• The exercise: Make an exact copy of all the material below, apart from the pictures.

• Recorded data:
#####
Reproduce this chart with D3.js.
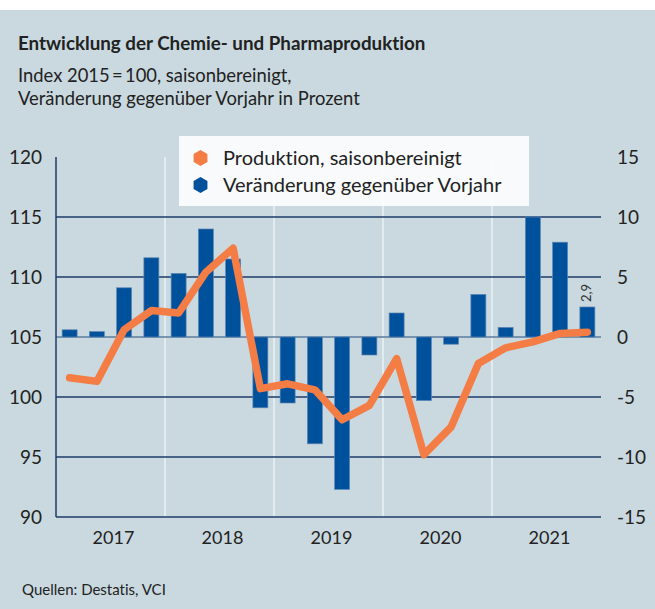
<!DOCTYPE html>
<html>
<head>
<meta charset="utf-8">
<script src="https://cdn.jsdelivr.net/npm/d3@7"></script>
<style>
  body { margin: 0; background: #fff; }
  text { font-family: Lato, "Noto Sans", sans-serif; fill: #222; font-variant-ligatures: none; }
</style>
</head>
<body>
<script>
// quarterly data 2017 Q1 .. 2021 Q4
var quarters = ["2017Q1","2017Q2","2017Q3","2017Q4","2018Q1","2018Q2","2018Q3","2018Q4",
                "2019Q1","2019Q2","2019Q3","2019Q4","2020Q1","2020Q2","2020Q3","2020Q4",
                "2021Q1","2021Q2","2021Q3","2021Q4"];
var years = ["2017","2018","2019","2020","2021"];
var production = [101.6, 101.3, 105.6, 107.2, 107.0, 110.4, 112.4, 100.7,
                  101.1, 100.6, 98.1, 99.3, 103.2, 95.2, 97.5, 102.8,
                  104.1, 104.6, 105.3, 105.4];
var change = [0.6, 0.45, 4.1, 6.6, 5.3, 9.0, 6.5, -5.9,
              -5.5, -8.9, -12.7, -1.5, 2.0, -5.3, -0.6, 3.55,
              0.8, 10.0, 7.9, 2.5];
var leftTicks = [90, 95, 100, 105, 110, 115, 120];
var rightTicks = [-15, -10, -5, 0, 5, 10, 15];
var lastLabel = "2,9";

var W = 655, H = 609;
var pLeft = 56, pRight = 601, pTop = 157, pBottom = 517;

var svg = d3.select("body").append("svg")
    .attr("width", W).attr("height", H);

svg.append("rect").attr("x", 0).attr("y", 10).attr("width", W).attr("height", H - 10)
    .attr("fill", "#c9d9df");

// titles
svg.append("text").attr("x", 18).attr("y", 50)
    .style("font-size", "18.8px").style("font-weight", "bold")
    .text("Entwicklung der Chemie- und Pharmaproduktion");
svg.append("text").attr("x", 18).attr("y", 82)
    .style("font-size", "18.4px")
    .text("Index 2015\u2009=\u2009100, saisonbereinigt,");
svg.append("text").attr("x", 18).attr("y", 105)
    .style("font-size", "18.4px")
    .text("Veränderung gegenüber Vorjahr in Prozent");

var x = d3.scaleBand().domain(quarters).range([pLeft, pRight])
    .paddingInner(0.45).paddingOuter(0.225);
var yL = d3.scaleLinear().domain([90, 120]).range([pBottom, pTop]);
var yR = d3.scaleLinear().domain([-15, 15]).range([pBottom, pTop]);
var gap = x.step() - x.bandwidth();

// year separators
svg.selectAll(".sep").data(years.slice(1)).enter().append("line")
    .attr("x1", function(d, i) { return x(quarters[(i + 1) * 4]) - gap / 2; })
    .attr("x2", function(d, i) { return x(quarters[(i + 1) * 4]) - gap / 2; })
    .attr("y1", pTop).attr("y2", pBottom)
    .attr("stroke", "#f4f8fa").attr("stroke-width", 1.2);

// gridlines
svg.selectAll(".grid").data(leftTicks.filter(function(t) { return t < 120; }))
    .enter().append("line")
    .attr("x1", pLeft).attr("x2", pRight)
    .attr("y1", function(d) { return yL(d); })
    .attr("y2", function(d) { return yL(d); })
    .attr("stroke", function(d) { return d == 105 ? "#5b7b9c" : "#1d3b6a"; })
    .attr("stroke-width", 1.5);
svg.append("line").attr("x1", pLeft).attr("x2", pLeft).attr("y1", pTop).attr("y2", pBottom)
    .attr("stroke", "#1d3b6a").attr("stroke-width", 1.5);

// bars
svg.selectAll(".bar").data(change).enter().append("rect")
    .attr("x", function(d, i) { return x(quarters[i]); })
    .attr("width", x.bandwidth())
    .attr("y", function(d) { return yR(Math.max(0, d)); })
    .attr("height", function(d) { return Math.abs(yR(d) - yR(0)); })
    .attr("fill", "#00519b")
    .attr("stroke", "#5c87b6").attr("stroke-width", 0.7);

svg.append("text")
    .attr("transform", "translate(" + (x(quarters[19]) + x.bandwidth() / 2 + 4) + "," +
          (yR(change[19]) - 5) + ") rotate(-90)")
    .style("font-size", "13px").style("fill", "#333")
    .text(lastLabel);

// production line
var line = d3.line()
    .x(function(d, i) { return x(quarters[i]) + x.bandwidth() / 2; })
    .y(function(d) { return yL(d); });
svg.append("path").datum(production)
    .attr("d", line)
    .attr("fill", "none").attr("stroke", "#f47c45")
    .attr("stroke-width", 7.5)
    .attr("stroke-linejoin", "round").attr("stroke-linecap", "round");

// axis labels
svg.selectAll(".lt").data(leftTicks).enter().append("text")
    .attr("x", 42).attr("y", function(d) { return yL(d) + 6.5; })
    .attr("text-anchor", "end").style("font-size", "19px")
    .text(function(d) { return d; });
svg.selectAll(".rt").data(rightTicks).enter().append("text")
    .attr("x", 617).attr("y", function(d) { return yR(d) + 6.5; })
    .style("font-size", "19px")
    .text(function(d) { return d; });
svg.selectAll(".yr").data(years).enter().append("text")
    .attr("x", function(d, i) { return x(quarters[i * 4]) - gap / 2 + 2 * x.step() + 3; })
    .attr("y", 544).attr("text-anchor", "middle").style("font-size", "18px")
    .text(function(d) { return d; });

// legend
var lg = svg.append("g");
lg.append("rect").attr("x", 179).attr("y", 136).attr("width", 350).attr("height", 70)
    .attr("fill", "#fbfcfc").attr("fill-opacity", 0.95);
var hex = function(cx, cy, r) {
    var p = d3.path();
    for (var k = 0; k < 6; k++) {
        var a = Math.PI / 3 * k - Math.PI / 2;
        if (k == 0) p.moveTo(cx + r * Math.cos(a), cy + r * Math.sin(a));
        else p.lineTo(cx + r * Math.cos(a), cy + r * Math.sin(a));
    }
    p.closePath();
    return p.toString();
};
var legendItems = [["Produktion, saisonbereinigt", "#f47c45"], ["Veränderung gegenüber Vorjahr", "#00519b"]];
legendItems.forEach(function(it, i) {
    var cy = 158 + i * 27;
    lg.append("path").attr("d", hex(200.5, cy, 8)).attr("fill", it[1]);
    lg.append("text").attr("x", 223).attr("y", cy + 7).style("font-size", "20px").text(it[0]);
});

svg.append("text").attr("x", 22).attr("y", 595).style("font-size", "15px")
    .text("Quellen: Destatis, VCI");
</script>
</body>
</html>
#####
• Correct output:
Reproduce this chart with D3.js.
<!DOCTYPE html>
<html>
<head>
<meta charset="utf-8">
<script src="https://cdn.jsdelivr.net/npm/d3@7"></script>
<style>
  body { margin: 0; background: #fff; }
  text { font-family: Lato, "Noto Sans", sans-serif; fill: #222; font-variant-ligatures: none; }
</style>
</head>
<body>
<script>
// quarterly data 2017 Q1 .. 2021 Q4
var quarters = ["2017Q1","2017Q2","2017Q3","2017Q4","2018Q1","2018Q2","2018Q3","2018Q4",
                "2019Q1","2019Q2","2019Q3","2019Q4","2020Q1","2020Q2","2020Q3","2020Q4",
                "2021Q1","2021Q2","2021Q3","2021Q4"];
var years = ["2017","2018","2019","2020","2021"];
var production = [101.6, 101.3, 105.6, 107.2, 107.0, 110.4, 112.4, 100.7,
                  101.1, 100.6, 98.1, 99.3, 103.2, 95.2, 97.5, 102.8,
                  104.1, 104.6, 105.3, 105.4];
var change = [0.6, 0.45, 4.1, 6.6, 5.3, 9.0, 6.5, -5.9,
              -5.5, -8.9, -12.7, -1.5, 2.0, -5.3, -0.6, 3.55,
              0.8, 10.0, 7.9, 2.5];
var leftTicks = [90, 95, 100, 105, 110, 115, 120];
var rightTicks = [-15, -10, -5, 0, 5, 10, 15];
var lastLabel = "2,9";

var W = 655, H = 609;
var pLeft = 56, pRight = 601, pTop = 157, pBottom = 517;

var svg = d3.select("body").append("svg")
    .attr("width", W).attr("height", H);

svg.append("rect").attr("x", 0).attr("y", 10).attr("width", W).attr("height", H - 10)
    .attr("fill", "#c9d9df");

// titles
svg.append("text").attr("x", 18).attr("y", 50)
    .style("font-size", "18.8px").style("font-weight", "bold")
    .text("Entwicklung der Chemie- und Pharmaproduktion");
svg.append("text").attr("x", 18).attr("y", 82)
    .style("font-size", "18.4px")
    .text("Index 2015\u2009=\u2009100, saisonbereinigt,");
svg.append("text").attr("x", 18).attr("y", 105)
    .style("font-size", "18.4px")
    .text("Veränderung gegenüber Vorjahr in Prozent");

var x = d3.scaleBand().domain(quarters).range([pLeft, pRight])
    .paddingInner(0.45).paddingOuter(0.225);
var yL = d3.scaleLinear().domain([90, 120]).range([pBottom, pTop]);
var yR = d3.scaleLinear().domain([-15, 15]).range([pBottom, pTop]);
var gap = x.step() - x.bandwidth();

// year separators
svg.selectAll(".sep").data(years.slice(1)).enter().append("line")
    .attr("x1", function(d, i) { return x(quarters[(i + 1) * 4]) - gap / 2; })
    .attr("x2", function(d, i) { return x(quarters[(i + 1) * 4]) - gap / 2; })
    .attr("y1", pTop).attr("y2", pBottom)
    .attr("stroke", "#f4f8fa").attr("stroke-width", 1.2);

// gridlines
svg.selectAll(".grid").data(leftTicks.filter(function(t) { return t < 120; }))
    .enter().append("line")
    .attr("x1", pLeft).attr("x2", pRight)
    .attr("y1", function(d) { return yL(d); })
    .attr("y2", function(d) { return yL(d); })
    .attr("stroke", function(d) { return d == 105 ? "#5b7b9c" : "#1d3b6a"; })
    .attr("stroke-width", 1.5);
svg.append("line").attr("x1", pLeft).attr("x2", pLeft).attr("y1", pTop).attr("y2", pBottom)
    .attr("stroke", "#1d3b6a").attr("stroke-width", 1.5);

// bars
svg.selectAll(".bar").data(change).enter().append("rect")
    .attr("x", function(d, i) { return x(quarters[i]); })
    .attr("width", x.bandwidth())
    .attr("y", function(d) { return yR(Math.max(0, d)); })
    .attr("height", function(d) { return Math.abs(yR(d) - yR(0)); })
    .attr("fill", "#00519b")
    .attr("stroke", "#5c87b6").attr("stroke-width", 0.7);

svg.append("text")
    .attr("transform", "translate(" + (x(quarters[19]) + x.bandwidth() / 2 + 4) + "," +
          (yR(change[19]) - 5) + ") rotate(-90)")
    .style("font-size", "13px").style("fill", "#333")
    .text(lastLabel);

// production line
var line = d3.line()
    .x(function(d, i) { return x(quarters[i]) + x.bandwidth() / 2; })
    .y(function(d) { return yL(d); });
svg.append("path").datum(production)
    .attr("d", line)
    .attr("fill", "none").attr("stroke", "#f47c45")
    .attr("stroke-width", 7.5)
    .attr("stroke-linejoin", "round").attr("stroke-linecap", "round");

// axis labels
svg.selectAll(".lt").data(leftTicks).enter().append("text")
    .attr("x", 42).attr("y", function(d) { return yL(d) + 6.5; })
    .attr("text-anchor", "end").style("font-size", "19px")
    .text(function(d) { return d; });
svg.selectAll(".rt").data(rightTicks).enter().append("text")
    .attr("x", 617).attr("y", function(d) { return yR(d) + 6.5; })
    .style("font-size", "19px")
    .text(function(d) { return d; });
svg.selectAll(".yr").data(years).enter().append("text")
    .attr("x", function(d, i) { return x(quarters[i * 4]) - gap / 2 + 2 * x.step() + 3; })
    .attr("y", 544).attr("text-anchor", "middle").style("font-size", "18px")
    .text(function(d) { return d; });

// legend
var lg = svg.append("g");
lg.append("rect").attr("x", 179).attr("y", 136).attr("width", 350).attr("height", 70)
    .attr("fill", "#fbfcfc").attr("fill-opacity", 0.95);
var hex = function(cx, cy, r) {
    var p = d3.path();
    for (var k = 0; k < 6; k++) {
        var a = Math.PI / 3 * k - Math.PI / 2;
        if (k == 0) p.moveTo(cx + r * Math.cos(a), cy + r * Math.sin(a));
        else p.lineTo(cx + r * Math.cos(a), cy + r * Math.sin(a));
    }
    p.closePath();
    return p.toString();
};
var legendItems = [["Produktion, saisonbereinigt", "#f47c45"], ["Veränderung gegenüber Vorjahr", "#00519b"]];
legendItems.forEach(function(it, i) {
    var cy = 158 + i * 27;
    lg.append("path").attr("d", hex(200.5, cy, 8)).attr("fill", it[1]);
    lg.append("text").attr("x", 223).attr("y", cy + 7).style("font-size", "20px").text(it[0]);
});

svg.append("text").attr("x", 22).attr("y", 595).style("font-size", "15px")
    .text("Quellen: Destatis, VCI");
</script>
</body>
</html>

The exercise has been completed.